1) PoW is the only way that is actually decentralized. If you want decentralized power over the currency - PoS will never work on a long time horizon, because you'd need some way of representing stake that is just impossible. As far as the whole "waste" complaint: relative to what? I've never seen a comparative study that included the entirety of the existing financial system. The academic papers I have seen complaining about bitcoin were full of comically bad errors: using geolocation to try and pin mining operations to nearest power plants, estimating hashes per watt based on FPGA or first gen ASIC miners, etc.

2) Bitcoin volatility has been going down every year, which makes sense given wider participation. Volatility is obviously different from price.

3) Bitcoin has had the capability for offchain transactions a long time now - using smart contracts with onchain settlement, so this really isn't a real concern any longer.

> 1) PoW is the only way that is actually decentralized. If you want decentralized power over the currency - PoS will never work on a long time horizon

There are proof systems that are not truly Proof of Work and are also not Proof of Stake. But sure, you're not wrong that proof of stake is not truly decentralized. Anyway, suffice to say I was not talking about Proof of Stake.

But you do bring up some thoughts that I've had previously, with regards to the energy waste in comparison to exactly what. Thanks for reminding me of it.

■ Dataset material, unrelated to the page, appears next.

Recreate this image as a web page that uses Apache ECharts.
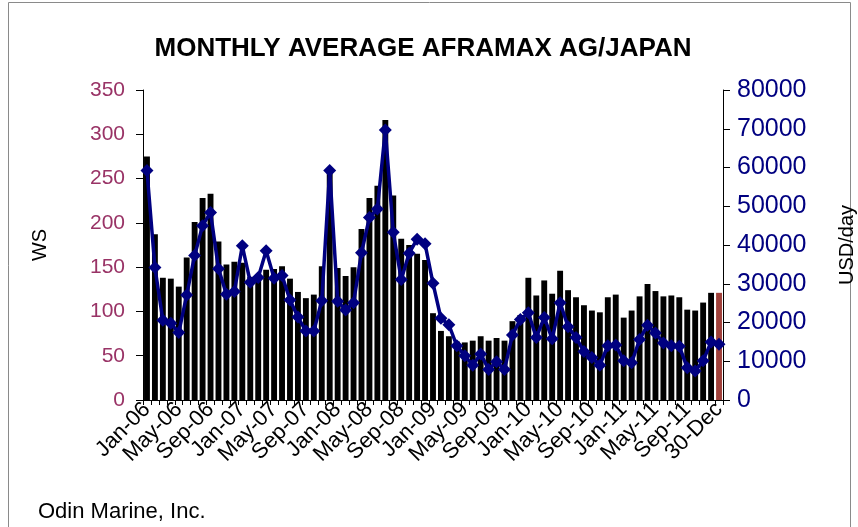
<!DOCTYPE html>
<html>
<head>
<meta charset="utf-8">
<script src="https://cdn.jsdelivr.net/npm/echarts@6/dist/echarts.min.js"></script>
<style>
html,body{margin:0;padding:0;background:#fff;}
#chart{width:858px;height:527px;}
</style>
</head>
<body>
<div id="chart"></div>
<script>
// Category labels: Jan-06 .. Dec-11, then current day
const monthNames = ['Jan','Feb','Mar','Apr','May','Jun','Jul','Aug','Sep','Oct','Nov','Dec'];
const years = ['06','07','08','09','10','11'];
const lastLabel = '30-Dec';
const categories = [];
years.forEach(y => monthNames.forEach(m => categories.push(m + '-' + y)));
categories.push(lastLabel);

// WS (left axis, bars)
const wsValues = [
  275, 187, 138, 137, 128, 161, 201, 228, 233, 179, 153, 156,
  155, 139, 142, 147, 148, 151, 137, 122, 115, 119, 151, 262,
  149, 140, 150, 193, 228, 242, 316, 231, 182, 175, 165, 158,
  98, 78, 72, 66, 65, 67, 72, 67, 70, 67, 89, 96,
  138, 118, 135, 120, 146, 124, 116, 107, 101, 99, 116, 119,
  93, 101, 117, 131, 123, 117, 118, 116, 102, 101, 110, 121,
  121
];

// USD/day (right axis, line)
const usdValues = [
  59200, 34200, 20600, 19800, 17400, 27100, 37300, 45000, 48400, 33900, 27300, 28000,
  39800, 30400, 31600, 38500, 31400, 32100, 25800, 21400, 17800, 17800, 25600, 59200,
  25500, 23200, 25100, 38000, 47100, 49300, 69700, 43300, 31100, 37900, 41500, 40300,
  30100, 21100, 19400, 14000, 11400, 9000, 11900, 7900, 9900, 7900, 16800, 20800,
  22500, 16100, 21300, 15800, 25100, 18900, 16100, 12500, 11000, 9000, 14000, 14200,
  10100, 9600, 15600, 19300, 17300, 14700, 14000, 13900, 8300, 7500, 10100, 15000,
  14400
];

const chart = echarts.init(document.getElementById('chart'));
const font = 'Liberation Sans, Arial, sans-serif';
const lastIdx = categories.length - 1;

chart.setOption({
  animation: false,
  backgroundColor: '#ffffff',
  textStyle: { fontFamily: font },
  title: {
    text: 'MONTHLY AVERAGE AFRAMAX AG/JAPAN',
    left: 418, top: 31, textAlign: 'center',
    textStyle: { fontFamily: font, fontSize: 26, fontWeight: 'bold', color: '#000' }
  },
  graphic: [
    { type: 'rect', shape: { x: 8.5, y: 2.5, width: 842, height: 540 },
      style: { fill: 'none', stroke: '#8a8a8a', lineWidth: 1 }, silent: true },
    { type: 'text', left: 38, top: 501,
      style: { text: 'Odin Marine, Inc.', font: '22px Liberation Sans, Arial, sans-serif', fill: '#000' } }
  ],
  grid: { left: 143, right: 135, top: 90, bottom: 127, containLabel: false, outerBoundsMode: 'none' },
  xAxis: {
    type: 'category',
    data: categories,
    boundaryGap: true,
    axisLine: { lineStyle: { color: '#000', width: 1 } },
    axisTick: { show: true, interval: 0, length: 5, lineStyle: { color: '#000' } },
    axisLabel: { interval: 3, rotate: 45, fontSize: 22, color: '#000', fontFamily: font, margin: 6 }
  },
  yAxis: [
    {
      type: 'value', min: 0, max: 350, interval: 50, position: 'left',
      name: 'WS', nameLocation: 'middle', nameGap: 93, nameRotate: 90,
      nameTextStyle: { fontSize: 20, color: '#000', fontFamily: font },
      axisLine: { show: true, lineStyle: { color: '#000', width: 1 } },
      axisTick: { show: true, length: 7, lineStyle: { color: '#000' } },
      axisLabel: { fontSize: 21, color: '#993366', fontFamily: font, margin: 18 },
      splitLine: { show: false }
    },
    {
      type: 'value', min: 0, max: 80000, interval: 10000, position: 'right',
      name: 'USD/day', nameLocation: 'middle', nameGap: 114, nameRotate: 90,
      nameTextStyle: { fontSize: 20, color: '#000', fontFamily: font },
      axisLine: { show: true, lineStyle: { color: '#000', width: 1 } },
      axisTick: { show: true, length: 7, lineStyle: { color: '#000' } },
      axisLabel: { fontSize: 25, color: '#000080', fontFamily: font, margin: 14,
                   formatter: v => String(v) },
      splitLine: { show: false }
    }
  ],
  series: [
    {
      type: 'bar', yAxisIndex: 0,
      data: wsValues,
      barCategoryGap: '26%',
      itemStyle: {
        color: p => (p.dataIndex === lastIdx ? '#a0403a' : '#000000')
      },
      z: 2
    },
    {
      type: 'line', yAxisIndex: 1,
      data: usdValues,
      symbol: 'diamond', symbolSize: 13,
      showAllSymbol: true,
      lineStyle: { color: '#000080', width: 3.5 },
      itemStyle: { color: '#000080' },
      z: 3
    }
  ]
});
</script>
</body>
</html>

> There are proof systems that are not truly Proof of Work and are also not Proof of Stake.

Got any examples in mind? Because the only stuff that I can think of besides the two are convoluted Rube Goldberg methods of concealing what is actually PoS. Take any one of the goofy token based protein folding style coins as an example. Unless you are thinking of some kind of premined fedcoin, which is closer to a giftcard than a cryptocurrency.

I'll refrain from talking too much about it, as I'm actually somewhat associated with the project, so take that as a disclaimer. But the first example that comes to mind is Chia's Proof of Space (and Time) which requires some amount of initial computationally expensive work to be performed to create what is essentially your hashes on disk, and then your farm (their verbiage for "mine") can be ran off of external hard drives connected to a Raspberry Pi.

Anyway, I'll forgive you for maybe not knowing about it, as it's a much smaller and newer project than the likes of Bitcoin or Ethereum. It's a nice project to point out though, as you don't need to be a whale to be a player and sign blocks. I just run about 24 terabytes of plotted out space on spare drives that I had laying around that I rotated out of my Plex server. I still get a win every now and again, but my cost to get going was extremely minimal.

There's a lot of FUD spread around about Chia chewing through SSDs for the initial work portion, which is maybe somewhat true? I used a couple of SSDs to generate my plots that I now use for video game storage that are perfectly healthy, so my advice to people spreading that FUD would be to use higher quality SSDs that are rated for high TBW (terabytes-written.)